→ GOAL
Transcribe each line of the material as it is, and drop any picture.

************

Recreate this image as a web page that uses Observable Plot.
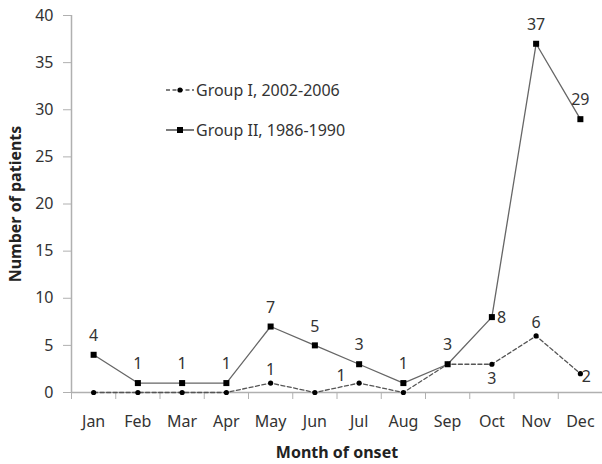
<!DOCTYPE html>
<html>
<head>
<meta charset="utf-8">
<script src="https://cdn.jsdelivr.net/npm/d3@7"></script>
<script src="https://cdn.jsdelivr.net/npm/@observablehq/plot@0.6"></script>
<style>
  html, body { margin: 0; padding: 0; background: #fff; }
  #wrap { position: relative; width: 602px; height: 464px; font-family: "Noto Sans", "Open Sans", sans-serif; }
  #legend { position: absolute; left: 0; top: 0; pointer-events: none; }
</style>
</head>
<body>
<div id="wrap"></div>
<script>
const months = ["Jan","Feb","Mar","Apr","May","Jun","Jul","Aug","Sep","Oct","Nov","Dec"];
const groupI = [0,0,0,0,1,0,1,0,3,3,6,2];      // Group I, 2002-2006
const groupII = [4,1,1,1,7,5,3,1,3,8,37,29];   // Group II, 1986-1990
const yTicks = [0,5,10,15,20,25,30,35,40];
const seriesNames = ["Group I, 2002-2006", "Group II, 1986-1990"];

const rowsI = months.map((m, i) => ({month: m, i: i + 0.5, v: groupI[i]}));
const rowsII = months.map((m, i) => ({month: m, i: i + 0.5, v: groupII[i]}));

// Label placement (presentation only)
const labelsII = rowsII.map(d => {
  if (d.month === "Oct") return {...d, dx: 5, dy: 1, anchor: "start"};
  return {...d, dx: 0, dy: -19, anchor: "middle"};
});
const labelsI = rowsI.filter(d => d.v > 0 && d.month !== "Sep").map(d => {
  if (d.month === "Jul") return {...d, dx: -18, dy: -7, anchor: "middle"};
  if (d.month === "Oct") return {...d, dx: 0, dy: 15, anchor: "middle"};
  if (d.month === "Dec") return {...d, dx: 6, dy: 3, anchor: "middle"};
  return {...d, dx: 0, dy: -13, anchor: "middle"};
});

const txt = "#333";
const axisGray = "#b0b0b0";
const FS = 16;

const marks = [
  Plot.ruleY([0], {stroke: axisGray, strokeWidth: 1.5}),
  Plot.ruleX([0], {stroke: axisGray, strokeWidth: 1.5}),
  Plot.axisY({ticks: yTicks, tickSize: 8, tickPadding: 10, stroke: axisGray, fill: txt, fontSize: FS, label: null}),
  Plot.axisX({ticks: d3.range(0, 13), tickSize: 7, stroke: axisGray, tickFormat: () => "", label: null}),
  Plot.axisX({ticks: d3.range(0, 12).map(i => i + 0.5), tickSize: 0, tickPadding: 23, tickFormat: (t) => months[Math.floor(t)], fill: txt, fontSize: FS, label: null}),
  Plot.line(rowsI, {x: "i", y: "v", stroke: "#555", strokeWidth: 1.3, strokeDasharray: "4,2.5"}),
  Plot.line(rowsII, {x: "i", y: "v", stroke: "#666", strokeWidth: 1.3}),
  Plot.dot(rowsI, {x: "i", y: "v", r: 2.6, fill: "#000", stroke: "none"}),
  Plot.dot(rowsII, {x: "i", y: "v", symbol: "square", r: 3.4, fill: "#000", stroke: "none"}),
];
for (const rows of [labelsII, labelsI]) {
  for (const r of rows) {
    marks.push(Plot.text([r], {x: "i", y: "v", text: d => String(d.v), textAnchor: r.anchor, dx: r.dx, dy: r.dy, fill: txt, fontSize: FS}));
  }
}
marks.push(Plot.text(["Number of patients"], {frameAnchor: "left", textAnchor: "middle", lineAnchor: "middle", rotate: -90, dx: -56, text: d => d, fontWeight: "bold", fontSize: FS, fill: "#222"}));
marks.push(Plot.text(["Month of onset"], {frameAnchor: "bottom", textAnchor: "middle", lineAnchor: "middle", dy: 60, text: d => d, fontWeight: "bold", fontSize: FS, fill: "#222"}));

const chart = Plot.plot({
  width: 602,
  height: 464,
  marginLeft: 71,
  marginRight: 0,
  marginTop: 15,
  marginBottom: 72,
  style: {fontFamily: '"Noto Sans", "Open Sans", sans-serif', fontSize: FS + "px", background: "#fff"},
  x: {type: "linear", domain: [0, 12]},
  y: {domain: [0, 40]},
  marks
});

const wrap = document.getElementById("wrap");
wrap.appendChild(chart);

// Legend overlay
const ns = "http://www.w3.org/2000/svg";
const leg = document.createElementNS(ns, "svg");
leg.setAttribute("id", "legend");
leg.setAttribute("width", 602);
leg.setAttribute("height", 464);
const items = [
  {name: seriesNames[0], y: 90, dash: "4,2.5", sym: "circle"},
  {name: seriesNames[1], y: 130, dash: null, sym: "square"}
];
for (const it of items) {
  const l = document.createElementNS(ns, "line");
  l.setAttribute("x1", 166); l.setAttribute("x2", 194);
  l.setAttribute("y1", it.y); l.setAttribute("y2", it.y);
  l.setAttribute("stroke", it.dash ? "#555" : "#333");
  l.setAttribute("stroke-width", 1.3);
  if (it.dash) l.setAttribute("stroke-dasharray", it.dash);
  leg.appendChild(l);
  if (it.sym === "circle") {
    const c = document.createElementNS(ns, "circle");
    c.setAttribute("cx", 180); c.setAttribute("cy", it.y); c.setAttribute("r", 2.6);
    c.setAttribute("fill", "#000");
    leg.appendChild(c);
  } else {
    const s = document.createElementNS(ns, "rect");
    s.setAttribute("x", 177); s.setAttribute("y", it.y - 3); s.setAttribute("width", 6); s.setAttribute("height", 6);
    s.setAttribute("fill", "#000");
    leg.appendChild(s);
  }
  const t = document.createElementNS(ns, "text");
  t.setAttribute("x", 196); t.setAttribute("y", it.y);
  t.setAttribute("dy", "0.35em");
  t.setAttribute("fill", txt);
  t.setAttribute("font-size", FS);
  t.setAttribute("font-family", '"Noto Sans", "Open Sans", sans-serif');
  t.textContent = it.name;
  leg.appendChild(t);
}
wrap.appendChild(leg);
</script>
</body>
</html>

************

→ EXERCISE SOLUTION
Recreate this image as a web page that uses Observable Plot.
<!DOCTYPE html>
<html>
<head>
<meta charset="utf-8">
<script src="https://cdn.jsdelivr.net/npm/d3@7"></script>
<script src="https://cdn.jsdelivr.net/npm/@observablehq/plot@0.6"></script>
<style>
  html, body { margin: 0; padding: 0; background: #fff; }
  #wrap { position: relative; width: 602px; height: 464px; font-family: "Noto Sans", "Open Sans", sans-serif; }
  #legend { position: absolute; left: 0; top: 0; pointer-events: none; }
</style>
</head>
<body>
<div id="wrap"></div>
<script>
const months = ["Jan","Feb","Mar","Apr","May","Jun","Jul","Aug","Sep","Oct","Nov","Dec"];
const groupI = [0,0,0,0,1,0,1,0,3,3,6,2];      // Group I, 2002-2006
const groupII = [4,1,1,1,7,5,3,1,3,8,37,29];   // Group II, 1986-1990
const yTicks = [0,5,10,15,20,25,30,35,40];
const seriesNames = ["Group I, 2002-2006", "Group II, 1986-1990"];

const rowsI = months.map((m, i) => ({month: m, i: i + 0.5, v: groupI[i]}));
const rowsII = months.map((m, i) => ({month: m, i: i + 0.5, v: groupII[i]}));

// Label placement (presentation only)
const labelsII = rowsII.map(d => {
  if (d.month === "Oct") return {...d, dx: 5, dy: 1, anchor: "start"};
  return {...d, dx: 0, dy: -19, anchor: "middle"};
});
const labelsI = rowsI.filter(d => d.v > 0 && d.month !== "Sep").map(d => {
  if (d.month === "Jul") return {...d, dx: -18, dy: -7, anchor: "middle"};
  if (d.month === "Oct") return {...d, dx: 0, dy: 15, anchor: "middle"};
  if (d.month === "Dec") return {...d, dx: 6, dy: 3, anchor: "middle"};
  return {...d, dx: 0, dy: -13, anchor: "middle"};
});

const txt = "#333";
const axisGray = "#b0b0b0";
const FS = 16;

const marks = [
  Plot.ruleY([0], {stroke: axisGray, strokeWidth: 1.5}),
  Plot.ruleX([0], {stroke: axisGray, strokeWidth: 1.5}),
  Plot.axisY({ticks: yTicks, tickSize: 8, tickPadding: 10, stroke: axisGray, fill: txt, fontSize: FS, label: null}),
  Plot.axisX({ticks: d3.range(0, 13), tickSize: 7, stroke: axisGray, tickFormat: () => "", label: null}),
  Plot.axisX({ticks: d3.range(0, 12).map(i => i + 0.5), tickSize: 0, tickPadding: 23, tickFormat: (t) => months[Math.floor(t)], fill: txt, fontSize: FS, label: null}),
  Plot.line(rowsI, {x: "i", y: "v", stroke: "#555", strokeWidth: 1.3, strokeDasharray: "4,2.5"}),
  Plot.line(rowsII, {x: "i", y: "v", stroke: "#666", strokeWidth: 1.3}),
  Plot.dot(rowsI, {x: "i", y: "v", r: 2.6, fill: "#000", stroke: "none"}),
  Plot.dot(rowsII, {x: "i", y: "v", symbol: "square", r: 3.4, fill: "#000", stroke: "none"}),
];
for (const rows of [labelsII, labelsI]) {
  for (const r of rows) {
    marks.push(Plot.text([r], {x: "i", y: "v", text: d => String(d.v), textAnchor: r.anchor, dx: r.dx, dy: r.dy, fill: txt, fontSize: FS}));
  }
}
marks.push(Plot.text(["Number of patients"], {frameAnchor: "left", textAnchor: "middle", lineAnchor: "middle", rotate: -90, dx: -56, text: d => d, fontWeight: "bold", fontSize: FS, fill: "#222"}));
marks.push(Plot.text(["Month of onset"], {frameAnchor: "bottom", textAnchor: "middle", lineAnchor: "middle", dy: 60, text: d => d, fontWeight: "bold", fontSize: FS, fill: "#222"}));

const chart = Plot.plot({
  width: 602,
  height: 464,
  marginLeft: 71,
  marginRight: 0,
  marginTop: 15,
  marginBottom: 72,
  style: {fontFamily: '"Noto Sans", "Open Sans", sans-serif', fontSize: FS + "px", background: "#fff"},
  x: {type: "linear", domain: [0, 12]},
  y: {domain: [0, 40]},
  marks
});

const wrap = document.getElementById("wrap");
wrap.appendChild(chart);

// Legend overlay
const ns = "http://www.w3.org/2000/svg";
const leg = document.createElementNS(ns, "svg");
leg.setAttribute("id", "legend");
leg.setAttribute("width", 602);
leg.setAttribute("height", 464);
const items = [
  {name: seriesNames[0], y: 90, dash: "4,2.5", sym: "circle"},
  {name: seriesNames[1], y: 130, dash: null, sym: "square"}
];
for (const it of items) {
  const l = document.createElementNS(ns, "line");
  l.setAttribute("x1", 166); l.setAttribute("x2", 194);
  l.setAttribute("y1", it.y); l.setAttribute("y2", it.y);
  l.setAttribute("stroke", it.dash ? "#555" : "#333");
  l.setAttribute("stroke-width", 1.3);
  if (it.dash) l.setAttribute("stroke-dasharray", it.dash);
  leg.appendChild(l);
  if (it.sym === "circle") {
    const c = document.createElementNS(ns, "circle");
    c.setAttribute("cx", 180); c.setAttribute("cy", it.y); c.setAttribute("r", 2.6);
    c.setAttribute("fill", "#000");
    leg.appendChild(c);
  } else {
    const s = document.createElementNS(ns, "rect");
    s.setAttribute("x", 177); s.setAttribute("y", it.y - 3); s.setAttribute("width", 6); s.setAttribute("height", 6);
    s.setAttribute("fill", "#000");
    leg.appendChild(s);
  }
  const t = document.createElementNS(ns, "text");
  t.setAttribute("x", 196); t.setAttribute("y", it.y);
  t.setAttribute("dy", "0.35em");
  t.setAttribute("fill", txt);
  t.setAttribute("font-size", FS);
  t.setAttribute("font-family", '"Noto Sans", "Open Sans", sans-serif');
  t.textContent = it.name;
  leg.appendChild(t);
}
wrap.appendChild(leg);
</script>
</body>
</html>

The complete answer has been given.